I would be more upset right now that he doesn’t want to see me tonight. However, last night, all I asked from God was that I was in his arms one more time, that I got one more kiss, that he knew I loved him. And I got my wish, God answered my prayer, And now I need to move on; I need to grieve, not ever knowing what’s going on in his life again, or being able to celebrate his wins, or lift him when he falls. It’s just funny because I’ve been essentially doing that the past year, but now that it feels real, now that I may actually never talk/see him again. I’m in Pain, I’m in Pain, and now I have to feel this Pain, and I hate it; I hate every second of it. But the thing is, I’ll be okay because this is temporary; it will go away; it will one day just be a distant memory. One day, I’ll look back and think of happy thoughts. I hope he’s doing well.

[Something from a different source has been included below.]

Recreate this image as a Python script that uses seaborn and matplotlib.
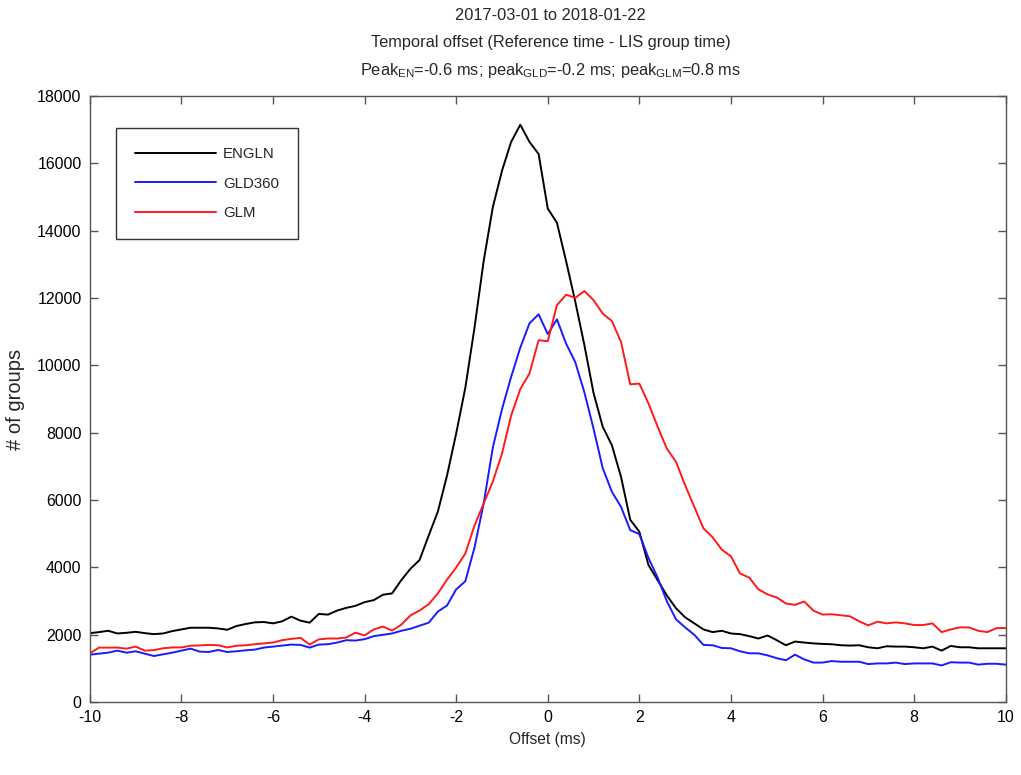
import numpy as np
import pandas as pd
import matplotlib
matplotlib.use('Agg')
import matplotlib.pyplot as plt
import seaborn as sns


# Données (pas de 0.2 ms, de -10 à 10 ms)
offset_ms = np.round(np.arange(-10, 10.0001, 0.2), 1)

engln = [
    2050, 2080, 2120, 2040, 2060, 2090, 2050, 2020, 2040, 2110,
    2160, 2210, 2210, 2210, 2190, 2150, 2260, 2320, 2370, 2380,
    2340, 2400, 2540, 2420, 2360, 2620, 2600, 2720, 2800, 2860,
    2970, 3030, 3190, 3230, 3620, 3960, 4220, 4950, 5660, 6730,
    7980, 9340, 11120, 13100, 14700, 15780, 16640, 17150, 16640, 16280,
    14660, 14240, 13100, 11900, 10600, 9180, 8180, 7630, 6690, 5420,
    5060, 4070, 3620, 3170, 2790, 2520, 2340, 2160, 2080, 2120,
    2040, 2020, 1960, 1890, 1980, 1840, 1690, 1800, 1770, 1745,
    1730, 1720, 1690, 1680, 1690, 1630, 1600, 1660, 1650, 1650,
    1630, 1600, 1650, 1530, 1670, 1630, 1630, 1600, 1600, 1600,
    1600,
]

gld360 = [
    1410, 1440, 1470, 1530, 1470, 1510, 1440, 1370, 1420, 1470,
    1530, 1590, 1500, 1490, 1550, 1490, 1510, 1540, 1560, 1620,
    1650, 1680, 1710, 1700, 1620, 1710, 1720, 1770, 1840, 1830,
    1870, 1960, 2000, 2040, 2120, 2180, 2270, 2360, 2690, 2870,
    3350, 3590, 4590, 5900, 7560, 8700, 9660, 10530, 11250, 11520,
    10930, 11370, 10650, 10100, 9200, 8120, 6950, 6250, 5800, 5110,
    4990, 4280, 3700, 3000, 2460, 2220, 2000, 1700, 1690, 1610,
    1600, 1510, 1450, 1450, 1390, 1305, 1245, 1410, 1270, 1175,
    1175, 1220, 1200, 1200, 1200, 1130, 1150, 1150, 1175, 1130,
    1150, 1150, 1150, 1090, 1185, 1175, 1175, 1115, 1140, 1140,
    1115,
]

glm = [
    1450, 1620, 1620, 1620, 1590, 1650, 1530, 1545, 1600, 1625,
    1625, 1675, 1685, 1700, 1690, 1625, 1675, 1690, 1720, 1745,
    1770, 1840, 1880, 1910, 1710, 1865, 1890, 1890, 1920, 2065,
    1980, 2160, 2245, 2125, 2300, 2575, 2720, 2910, 3230, 3640,
    4000, 4415, 5245, 5900, 6550, 7380, 8510, 9300, 9760, 10750,
    10720, 11790, 12100, 12010, 12210, 11940, 11540, 11320, 10700, 9440,
    9460, 8870, 8180, 7530, 7140, 6440, 5800, 5160, 4900, 4530,
    4330, 3820, 3700, 3350, 3200, 3110, 2930, 2890, 2990, 2720,
    2600, 2610, 2580, 2550, 2400, 2280, 2390, 2340, 2370, 2340,
    2290, 2290, 2340, 2080, 2160, 2220, 2220, 2120, 2080, 2200,
    2200,
]

series_names = ['ENGLN', 'GLD360', 'GLM']
series_colors = {'ENGLN': '#000000', 'GLD360': '#1a1aff', 'GLM': '#ff1a1a'}

title_lines = [
    '2017-03-01 to 2018-01-22',
    'Temporal offset (Reference time - LIS group time)',
    r'Peak$_{\mathrm{EN}}$=-0.6 ms; peak$_{\mathrm{GLD}}$=-0.2 ms; peak$_{\mathrm{GLM}}$=0.8 ms',
]


df = pd.DataFrame({
    'offset': np.concatenate([offset_ms] * 3),
    'groups': np.concatenate([engln, gld360, glm]),
    'source': np.repeat(series_names, len(offset_ms)),
})

sns.set_style('ticks')
plt.rcParams['font.family'] = ['Liberation Sans', 'DejaVu Sans']
plt.rcParams['axes.unicode_minus'] = False
plt.rcParams['mathtext.fontset'] = 'custom'
plt.rcParams['mathtext.rm'] = 'Liberation Sans'
plt.rcParams['mathtext.it'] = 'Liberation Sans'

fig = plt.figure(figsize=(10.21, 7.75), dpi=100)
ax = fig.add_axes([0.088, 0.094, 0.897, 0.782])

sns.lineplot(
    data=df, x='offset', y='groups', hue='source',
    hue_order=series_names, palette=series_colors,
    linewidth=1.4, ax=ax, estimator=None, sort=False,
)

ax.set_xlim(-10, 10)
ax.set_ylim(0, 18000)
ax.set_xticks(np.arange(-10, 11, 2))
ax.set_yticks(np.arange(0, 18001, 2000))
ax.set_xlabel('Offset (ms)', fontsize=11.2, labelpad=5)
ax.set_ylabel('# of groups', fontsize=14.5)
ax.yaxis.set_label_coords(-0.071, 0.5)

grey = '#555555'
for side in ['top', 'right', 'bottom', 'left']:
    ax.spines[side].set_visible(True)
    ax.spines[side].set_color(grey)
    ax.spines[side].set_linewidth(1.0)
ax.tick_params(direction='in', length=6, width=1.0, color=grey,
               top=True, right=True, labelsize=11.4, labelcolor='black', pad=6)

leg = ax.legend(
    loc='upper left', bbox_to_anchor=(0.029, 0.947), fontsize=10.8,
    handlelength=5.4, handletextpad=0.45, labelspacing=1.05,
    frameon=True, fancybox=False, borderpad=1.25, borderaxespad=0,
)
leg.get_frame().set_edgecolor('#333333')
leg.get_frame().set_linewidth(1.0)
leg.get_frame().set_alpha(1)

for i, line in enumerate(title_lines):
    fig.text(0.539, 1 - (15 + 28 * i) / 775, line, ha='center', va='center', fontsize=11.8)

fig.savefig('out.png', dpi=100)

But for now, I am sad; for now, I feel my Pain, and I grieve for what was and what could have been. For now, I enjoy this Pain, as this Pain meant he meant something to me; that Pain is awful, but at the same time, it’s beautiful because it just shows that there are things that mean so much to us in this world that we feel Deep sorrow in the loss of them. It was just four silly little months, but I’ll never forget about him. I’ll never forget our first kiss on top of the car, or him being so awkward and shy the first time he met me. I’ll never forget making out and talking with him for hours on our first date, and the happiness I felt when I was with him, in his arms, and how safe I felt when he was around. It’s my fault, though, but I don’t regret being selfish and choosing me, and I don’t regret the decisions I made after I broke it off. The only thing I do regret is how I hurt him, and how he didn’t know how much I actually liked and cared for him, which for that I put the blame on me, for that I am responsible, for that I don’t blame him for hating me; I would hate me. So now I say goodbye, and I move on, for now, and forever, I close this chapter, and I grieve. I grieve until it doesn’t hurt anymore; I grieve until he is a distant memory, and I will grieve and grieve until I can feel happiness again. As life moves on and time heals all wounds, I will be fine again, but I’ll also be in Pain again, over something new, over someone new; but for now, I grieve and heal for as this is only temporary, and everything will be just fine.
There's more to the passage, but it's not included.